How to install without docker?
saddy001 opened this issue · comments
How to install fauxpilot without docker?
That can be an easy process or a slightly painful one depending upon how much control you have over where you're installing. If you have root access and it's an Ubuntu-like system, it'll be easyish.
Basically you need to do the following:
- Build triton server (their docs show how to do this).
- Build the fastertransformer backend. Refer to @moyix 's docker file for how to build it.
- Modify the setup.sh and launch.sh scripts so that they work without docker
- Profit.
Now, the difficulty comes from the fact that you've to install dependencies for Triton and faster transformer backends. If you have root access, this will be easy. Otherwise you've to get the dependencies and build them from source first. Then you'll have to modify the cmake files while building Triton and fastertransformer so that they find these dependencies. There'll also be some issues regarding versioning - you're dealing with 3 systems (Triton, fastertransformer backend, and faster transformer itself), and unfortunately I couldn't find clear guidelines on which versions are compatible with each other, so had to stumble my way through this.
I had to do this recently for a system where I didn't have root and not all libraries were installed. It was...an adventure. Wouldn't recommend unless you really have to do this.
I've tried to install fauxpilot on WSL2 (Ubuntu 20.04) without docker, due to many reasons (mainly network problems, but also disk storage shortage). Here's something I could share:
-
As for triton (repo), it seems there are no pre-built releases for Ubuntu (only client, no server), so you have to build from source following the part of documentation for building without docker.
- First you have to prepare CUDA and cuDNN so that it works like in official NGC container (but TensorRT mentioned in the guide is not needed for fauxpilot, at least for FasterTransformer backend),
- Then you may install apt package / cmake / pip packages according to the
Dockerfile
generated bybuild.py --dryrun
option (in triton server source folder). - Finally, build from source.

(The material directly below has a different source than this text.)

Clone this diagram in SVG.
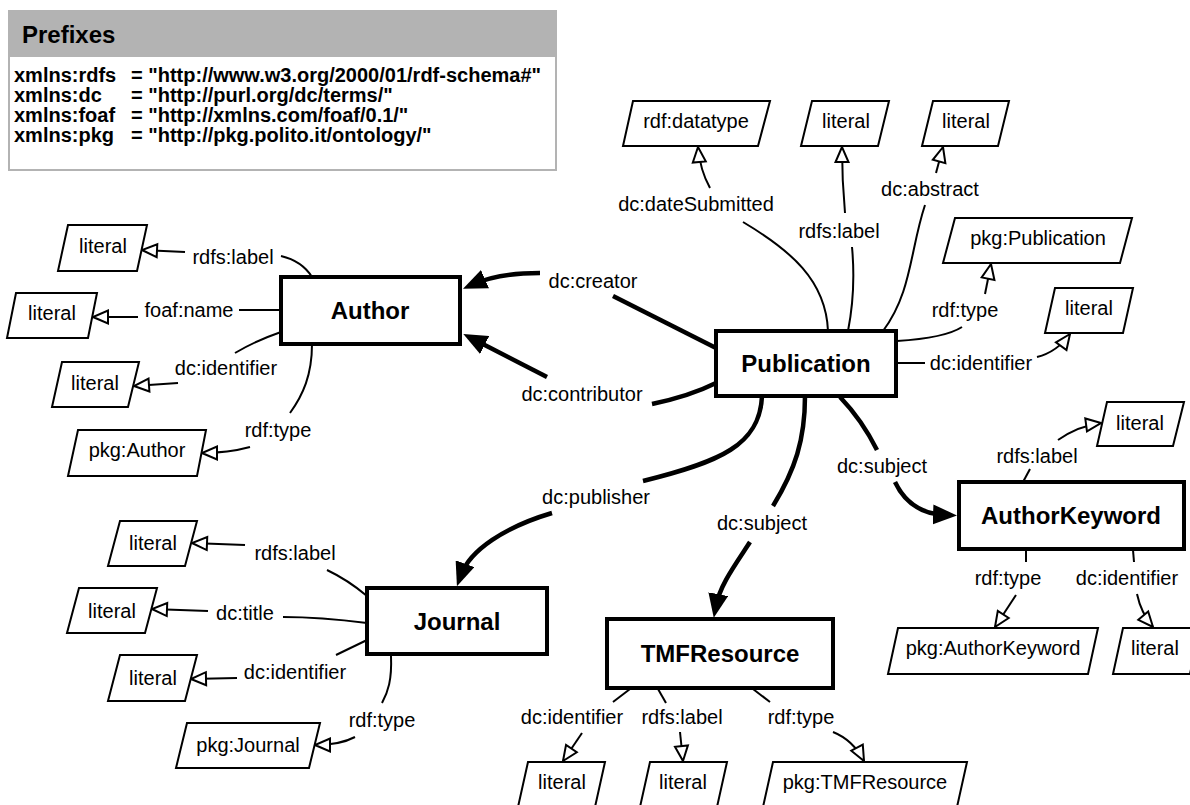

I use such options for building:
./build.py -v --enable-logging --enable-stats --enable-gpu --enable-tracing --endpoint=http --endpoint=grpc --no-container-build --build-dir=$(pwd)/build
If you are working on other platforms, please check the options bybuild.py -h
and see if anything is missed. - When files are all built, copy them to
/opt
folder.
-
As for
fastertransformer_backend
(repo), just follow the Dockerfile like what @thakkarparth007 mentioned. You just need to divide themake -jx install
command at last intomake -jx && sudo make install
if you do not compile the files as root. The compiled libs are going into/opt/tritonserver
, and you may check the directory once again so that nothing is wrong. -
After all these finished, clone this repo, and install the pip packages mentioned in
Dockerfile
, as well as the requirements undercopilot_proxy
folder (simply byrequirements.txt
). As for the main scripts,setup.sh
is still applicable for generating.env
file and downloading models, butlaunch.sh
should be avoided. You just need to launch the model by:source .env CUDA_VISIBLE_DEVICES=${GPUS} mpirun -n 1 --allow-run-as-root /opt/tritonserver/bin/tritonserver --model-repository=${MODEL_DIR}
Then you may launch the api server by running the
app.py
undercopilot_proxy
folder. As for my device, gRPC port (8001) somehow does not work, so I change it to http port (8000) in the api server's script.

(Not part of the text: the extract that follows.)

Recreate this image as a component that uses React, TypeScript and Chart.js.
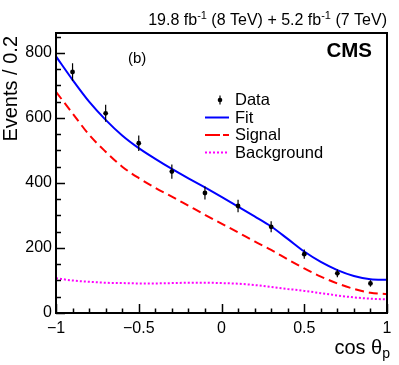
import React, { useEffect, useRef } from "react";
import { Chart, registerables } from "chart.js";

Chart.register(...registerables);

// ---- data ----
const curveX = [-1, -0.9, -0.8, -0.7, -0.6, -0.5, -0.4, -0.3, -0.2, -0.1, 0, 0.1, 0.2, 0.3, 0.4, 0.5, 0.6, 0.7, 0.8, 0.9, 1];
const fitY = [789, 717, 650, 594, 546, 507, 474, 443, 414, 386, 357, 327, 297, 266, 228, 189, 157, 132, 114, 104, 102];
const signalY = [680, 614, 548, 496, 450, 415, 385, 358, 330, 302, 275, 248, 220, 194, 165, 137, 112, 91, 74, 62, 58];
const backgroundY = [107, 100, 96, 93, 92, 91, 91, 92, 93, 93, 92, 90, 86, 80, 74, 68, 61, 54, 48, 44, 42];

const dataX = [-0.9, -0.7, -0.5, -0.3, -0.1, 0.1, 0.3, 0.5, 0.7, 0.9];
const dataY = [741, 614, 522, 435, 369, 329, 265, 181, 122, 91];
const dataErr = [27, 26, 24, 22, 20, 19, 17, 14, 12, 10];

const xTickValues = [-1, -0.5, 0, 0.5, 1];
const xTickLabels = ["\u22121", "\u22120.5", "0", "0.5", "1"];
const yTickValues = [0, 200, 400, 600, 800];
const yTickLabels = ["0", "200", "400", "600", "800"];
const yMin = 0;
const yMax = 861;
const xMin = -1;
const xMax = 1;
const xMinorStep = 0.1;
const yMinorStep = 50;

const FONT = "'Liberation Sans', Arial, Helvetica, sans-serif";

type Part = { t: string; size: number; dy?: number; bold?: boolean };

function drawParts(ctx: CanvasRenderingContext2D, parts: Part[], xRight: number, baseline: number) {
  let total = 0;
  for (const p of parts) {
    ctx.font = `${p.bold ? "bold " : ""}${p.size}px ${FONT}`;
    total += ctx.measureText(p.t).width;
  }
  let x = xRight - total;
  ctx.textAlign = "left";
  ctx.textBaseline = "alphabetic";
  for (const p of parts) {
    ctx.font = `${p.bold ? "bold " : ""}${p.size}px ${FONT}`;
    ctx.fillText(p.t, x, baseline + (p.dy || 0));
    x += ctx.measureText(p.t).width;
  }
}

const rootStyle = {
  id: "rootStyle",
  afterDatasetsDraw(chart: any) {
    const ctx: CanvasRenderingContext2D = chart.ctx;
    const xs = chart.scales.x;
    const ys = chart.scales.y;
    ctx.save();
    ctx.strokeStyle = "#000";
    ctx.lineWidth = 1.2;
    dataX.forEach((xv, i) => {
      const px = xs.getPixelForValue(xv);
      ctx.beginPath();
      ctx.moveTo(px, ys.getPixelForValue(dataY[i] - dataErr[i]));
      ctx.lineTo(px, ys.getPixelForValue(dataY[i] + dataErr[i]));
      ctx.stroke();
    });
    ctx.restore();
  },
  afterDraw(chart: any) {
    const ctx: CanvasRenderingContext2D = chart.ctx;
    const a = chart.chartArea;
    const xs = chart.scales.x;
    const ys = chart.scales.y;
    ctx.save();
    ctx.fillStyle = "#000";
    ctx.strokeStyle = "#000";

    // ticks
    ctx.lineWidth = 1.5;
    ctx.beginPath();
    for (let k = 0; yMin + k * yMinorStep <= yMax + 1e-9; k++) {
      const v = yMin + k * yMinorStep;
      const py = Math.round(ys.getPixelForValue(v)) + 0.5;
      const major = yTickValues.some((t) => Math.abs(t - v) < 1e-6);
      ctx.moveTo(a.left, py);
      ctx.lineTo(a.left + (major ? 9 : 5), py);
    }
    const nx = Math.round((xMax - xMin) / xMinorStep);
    for (let k = 0; k <= nx; k++) {
      const v = xMin + k * xMinorStep;
      const px = Math.round(xs.getPixelForValue(v)) + 0.5;
      const major = xTickValues.some((t) => Math.abs(t - v) < 1e-6);
      ctx.moveTo(px, a.bottom);
      ctx.lineTo(px, a.bottom - (major ? 9 : 4.5));
    }
    ctx.stroke();

    // frame
    ctx.lineWidth = 2;
    ctx.strokeRect(a.left, a.top, a.right - a.left, a.bottom - a.top);

    // lumi text
    drawParts(
      ctx,
      [
        { t: "19.8 fb", size: 16 },
        { t: "-1", size: 11, dy: -6 },
        { t: " (8 TeV) + 5.2 fb", size: 16 },
        { t: "-1", size: 11, dy: -6 },
        { t: " (7 TeV)", size: 16 },
      ],
      387,
      25
    );

    // CMS
    drawParts(ctx, [{ t: "CMS", size: 20.5, bold: true }], 372, 57);

    // (b)
    ctx.font = `15px ${FONT}`;
    ctx.textAlign = "left";
    ctx.fillText("(b)", 128, 63);

    // legend
    const lx0 = 205;
    const lx1 = 229;
    const textX = 235;
    const rows = [
      { label: "Data", base: 105 },
      { label: "Fit", base: 122.5 },
      { label: "Signal", base: 140 },
      { label: "Background", base: 157.5 },
    ];
    ctx.font = `16.5px ${FONT}`;
    rows.forEach((r) => ctx.fillText(r.label, textX, r.base));
    // data symbol
    const dY = rows[0].base - 5;
    ctx.lineWidth = 1.2;
    ctx.beginPath();
    ctx.moveTo(220, dY - 4.5);
    ctx.lineTo(220, dY + 4.5);
    ctx.stroke();
    ctx.beginPath();
    ctx.arc(220, dY, 2.3, 0, Math.PI * 2);
    ctx.fill();
    // fit
    ctx.lineWidth = 2;
    ctx.strokeStyle = "#0000ff";
    ctx.beginPath();
    ctx.moveTo(lx0, rows[1].base - 5);
    ctx.lineTo(lx1, rows[1].base - 5);
    ctx.stroke();
    // signal
    ctx.strokeStyle = "#ff0000";
    ctx.setLineDash([15, 3]);
    ctx.beginPath();
    ctx.moveTo(lx0, rows[2].base - 5);
    ctx.lineTo(lx1, rows[2].base - 5);
    ctx.stroke();
    // background
    ctx.strokeStyle = "#ff00ff";
    ctx.setLineDash([2, 2]);
    ctx.beginPath();
    ctx.moveTo(lx0, rows[3].base - 5);
    ctx.lineTo(lx1, rows[3].base - 5);
    ctx.stroke();
    ctx.setLineDash([]);

    // x title
    ctx.fillStyle = "#000";
    drawParts(
      ctx,
      [
        { t: "cos \u03b8", size: 20 },
        { t: "p", size: 14, dy: 4 },
      ],
      390,
      354
    );

    // y title
    ctx.save();
    ctx.translate(17, 36);
    ctx.rotate(-Math.PI / 2);
    ctx.font = `20px ${FONT}`;
    ctx.textAlign = "right";
    ctx.textBaseline = "alphabetic";
    ctx.fillText("Events / 0.2", 0, 0);
    ctx.restore();

    ctx.restore();
  },
};

export default function App() {
  const ref = useRef<HTMLCanvasElement | null>(null);

  useEffect(() => {
    document.body.style.margin = "0";
    document.body.style.overflow = "hidden";
    const canvas = ref.current;
    if (!canvas) return;

    const toPts = (ys: number[]) => curveX.map((x, i) => ({ x, y: ys[i] }));

    const chart = new Chart(canvas, {
      type: "line",
      data: {
        datasets: [
          {
            label: "Data",
            type: "scatter",
            data: dataX.map((x, i) => ({ x, y: dataY[i] })),
            pointRadius: 2.4,
            pointBackgroundColor: "#000",
            pointBorderWidth: 0,
            showLine: false,
            order: 0,
          } as any,
          {
            label: "Fit",
            data: toPts(fitY),
            borderColor: "#0000ff",
            borderWidth: 2,
            pointRadius: 0,
            cubicInterpolationMode: "monotone",
            order: 1,
          },
          {
            label: "Signal",
            data: toPts(signalY),
            borderColor: "#ff0000",
            borderWidth: 2,
            borderDash: [9, 5],
            pointRadius: 0,
            cubicInterpolationMode: "monotone",
            order: 2,
          },
          {
            label: "Background",
            data: toPts(backgroundY),
            borderColor: "#ff00ff",
            borderWidth: 2,
            borderDash: [2, 2],
            pointRadius: 0,
            cubicInterpolationMode: "monotone",
            order: 3,
          },
        ],
      },
      options: {
        responsive: false,
        animation: false,
        events: [],
        layout: { padding: { top: 33, right: 12, left: 0, bottom: 0 } },
        plugins: {
          legend: { display: false },
          tooltip: { enabled: false },
          title: { display: false },
        },
        scales: {
          x: {
            type: "linear",
            min: xMin,
            max: xMax,
            grid: { display: false, drawTicks: false },
            border: { display: false },
            afterBuildTicks: (s: any) => {
              s.ticks = xTickValues.map((v) => ({ value: v }));
            },
            afterFit: (s: any) => {
              s.height = 52;
            },
            ticks: {
              autoSkip: false,
              maxRotation: 0,
              padding: 6,
              color: "#000",
              font: { family: FONT, size: 16 },
              callback: (v: any) => {
                const i = xTickValues.findIndex((t) => Math.abs(t - Number(v)) < 1e-6);
                return i >= 0 ? xTickLabels[i] : "";
              },
            },
          },
          y: {
            type: "linear",
            min: yMin,
            max: yMax,
            grid: { display: false, drawTicks: false },
            border: { display: false },
            afterBuildTicks: (s: any) => {
              s.ticks = yTickValues.map((v) => ({ value: v }));
            },
            afterFit: (s: any) => {
              s.width = 56;
            },
            ticks: {
              autoSkip: false,
              padding: 4,
              color: "#000",
              font: { family: FONT, size: 16 },
              callback: (v: any) => {
                const i = yTickValues.findIndex((t) => Math.abs(t - Number(v)) < 1e-6);
                return i >= 0 ? yTickLabels[i] : "";
              },
            },
          },
        },
      },
      plugins: [rootStyle],
    });

    return () => chart.destroy();
  }, []);

  return (
    <div style={{ width: 399, height: 365, background: "#fff" }}>
      <canvas ref={ref} width={399} height={365} style={{ display: "block" }} />
    </div>
  );
}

There are many trivial problems during compilation and deployment (mostly path problems), but they should be easy to cope with. As for the version problem mentioned by @thakkarparth007, I just use version 22.06
for triton server (the number is for NGC version; triton itself is v2.23.0
) noted in fastertransformer_backend's Dockerfile; CUDA version = 12.1.0-1; cuDNN 8.8.1.3-1+cuda12.0. However, fauxpilot seems to use 22.09
triton image as base, so maybe it is built later.
Thanks for your feedback. However, I found that I can run the CodeGen model through Huggingfaces Transformers library, which is much easier.